Mackey did end the campaign with her sixth All-Star (Pamela has four) and along with five All-Irelands, she is one of the most decorated players still playing. She missed this year’s League after suffering a bruised lung and bruised ribs in the first half of the first game against Dublin (she had already raised a green flag) but clipped over four points from play on her comeback in the Championship opener against Galway.
That she remains one of the most dangerous forwards in the game, having turned 31 in March and with such mileage on the clock, can be attributed to embracing self-improvement and discovery in every aspect of her life. That just naturally crosses over into camogie.
“I think I’ve always been like that,” says Mackey. “Over the years there’d be different managers coming in, different coaches coming in. Liam (Cronin), this year, I think he’s brilliant. He’s tactically excellent and he’s always open to players coming to him and giving their opinion and their feedback. He wants that.
“You’re not going to agree with everything everyone has done but I think you’ve got to be open to new ideas.
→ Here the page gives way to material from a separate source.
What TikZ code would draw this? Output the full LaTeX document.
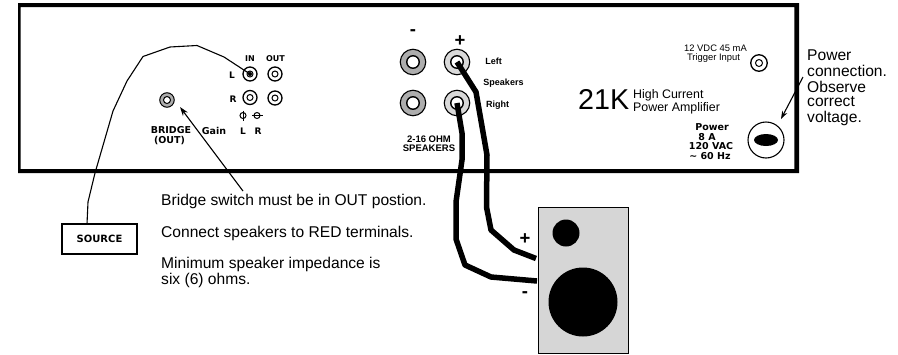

Since I first came in in 2009, the game is completely different. It’s a million times better. It’s gotten faster, everybody is fitter, stronger. The skill level has increased. If you’re not willing to take on new knowledge, you’re going to be left there.”
She thinks of how scrawny she was coming out of minor and shudders at how she’d have coped coming into the modern game with such a lack of conditioning.
“I found even the 2012 All-Ireland against Wexford, I couldn’t believe how physical they were, and strong. I wasn’t strong enough. I had to go away and do a lot of gym work. That definitely stood to me. I’m a completely different player to ten years ago.
“But then there’s a lot down to management too. There wasn’t a strength and conditioning coach as such until Paudie (Murray) came in. We have Wesley O’Brien now. He’s excellent. You’re learning so much from them. That area has improved players massively.”
An organic chemist by profession, Mackey is currently on the lookout for a job having lectured and conducted research in UCC.
No one from her debut season is still around. One by one, Mary O’Connor, Gemma O’Connor, Rena Buckley, Briege Corkery, Aoife Murray and all the rest bid adieu, and even Pamela has taken a couple of years off before returning this term, but Mackey never thought about stepping away.
““The years do fly by. I can’t believe that was 14 years ago. I honestly think it’s almost an addictive part of your life. At the end of the season, you could be tired and might take a holiday – I took a few months before Christmas this year and went travelling – but I enjoy the thing so much. It’s part of your life. During the off-season then, you miss the camaraderie and the friendships. I always at the start of the year was mad to go back in January.”
Mackey’s Twitter feed is littered with high performance mottos and lessons but during that trip to Asia, which was clearly balm for mind, body and soul, there were numerous photos, be it taking Muay Thai lessons, wall climbing or hiking through sand dunes.
“Patrick and I went to Thailand, Cambodia, Vietnam and then we ended in Bali. The holiday was great, something completely different. You kept yourself active. Every country there was something new to do. And you were meeting different people as well and learning about their culture. It was a complete break from hurling. You’re just a small fish,” she says with a laugh, having been blown away by the sheer number of people and non-stop nature of Bangkok compared to Patrick Street or the Grand Parade.
“I would say I’m a curious sort of person, so I love learning new things, seeking out new cultures, new knowledge and I have always done that.”
One thing that hasn’t changed is the Cork-Kilkenny rivalry. The stakes have always been high but rarely, if ever, have they jousted in a quarter-final as they do today at Croke Park (1.30pm), before the hurling semi-final between Clare and Kilkenny.
Remarkably, Mackey has never not played in an All-Ireland semi-final in her previous 14 championships at this level. And 2012 was the last time one of Galway, Cork or Kilkenny didn’t reach the last four, the Stripeywomen missing out on that occasion.
The relationship between the two has been spikey on occasions but Mackey admires the current champions. What’s more, and this is confirmed as her voice transmits almost wonder, and certainly excitement, she is savouring the prospect of another rollercoaster ride one the grandest stage of all.
“It’s a really healthy relationship, I think,” she says of the historic rivalry. “We get the best out of each other. They’re a top-quality side, with brilliant players down through the years and obviously the current team as well. I think we get the best out of each other and do relish playing each other. It’s great.
“Any opportunity you get to play in Croke Park is brilliant. There should be a good enough crowd there as well. That’s going to make it even better but it’s any young player’s dream to be going out on to Croke Park and any time you get that opportunity is a privilege.”